外部デザイナーとはロイヤリティ契約のみだが、現在20数人のデザイナーと契約している。人柄がよく、気が合い、信頼できるデザイナーでなければ、一緒に仕事はできない。また、できるだけ自分で売りたいので、リアル店鋪を増やしている。
産地には、ものづくりと販路拡大の両方ができるコーディネーターが必要。この先、職人がいなくなる可能性があるので、仕事をつくるシステムを構築しようと考えている。

嶋 光太郎 さん
原型、金型製造、陶器・ガラス製品製造 / 嶋モデリング 代表 


内部デザイナーはおらず、これまで50人以上の外部デザイナーと仕事をしてきた。デザイナーが入ればデザインはよくなるが、一人のデザイナーでは産地は変わらない。産地のしくみをつくるデザイナーが必要だ。高岡のためにと、学生と活動するなど、後継者問題や新しい仕事の創出に取り組んでいる。

山口 康太郎 さん
神仏具、美術銅器、おりんの製造 / 山口九乗


2008年から、デザイナーの磯野梨影さんと久乗おりんの制作に取り組んでいる。

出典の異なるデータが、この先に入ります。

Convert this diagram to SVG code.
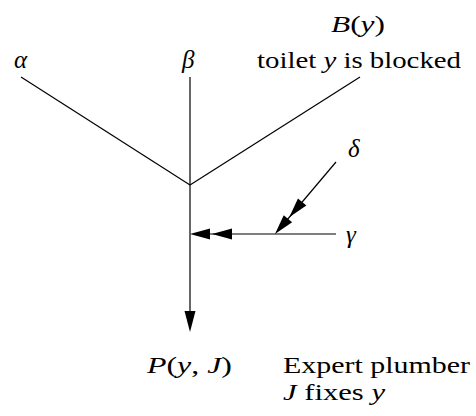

2010年のギフトショーでは、デザインアワード大賞を獲得した。今はプロダクトデザインのみならず、ブランドマネージメント全般を磯野さんに依頼している。仏具の顧客嗜好が大きく変遷していくなか、久乗おりんに注力した戦略をとっている。

二上 利博 さん
真鍮鋳物の生活用品の企画製造 / 二上 代表


10年前に大治将典さんをデザイナーに迎え、FUTAGAMIブランドを立ち上げた。仏具をやめ、栓抜きや鍋敷、ぜんまいフックなど真鍮の素地を活かしたオリジナルの製品をつくっている。大治さんにはデザイン、ブランディングをお願いしている。正直なものづくり、流行りものは追わない、自分たちがほんとうにほしいものをつくることを心がけている。

島谷 好徳 さん
けいす、おりん、すずがみ製造 / シマタニ昇龍工房 四代目


5年半前から「すずがみ」というオリジナルブランドを展開している。能作さんからノウハウを教えていただきながら進め、現在ではミュージアムショップでの売上げが伸びている。製造現場も5人から10人に増えた。問屋の力が衰えてきたので、自分たちで仕事を撮ってこないといけないと思っている。

山﨑 義樹 さん
グラフィックデザイナー /nanigashi 代表


FUTAGAMIのスタッフを経て独立した。幅広くデザインを行っていて、プロダクトデザインをする場合でも、グラフィックデザインから撮影まで一貫して行うようにしている。

羽田 純 さん
グラフィックデザイナー、ギャラリー経営 / スタジオROLE 代表


伝統産業に従事する職人や問屋で構成される高岡伝統産業青年会から勧誘されて入会。デザイナーという異業種が入ることで、組合のメディア露出や活動のアクティブ化に貢献している。大学とのコラボや展覧会、ツーリズムを行い、他産地とのつながりもできた。組合に入ったことで、産地企業には自分たちの悩みやこれからの方向性などを理解し、一緒に活動していくデザイナーとして認識されているように思う。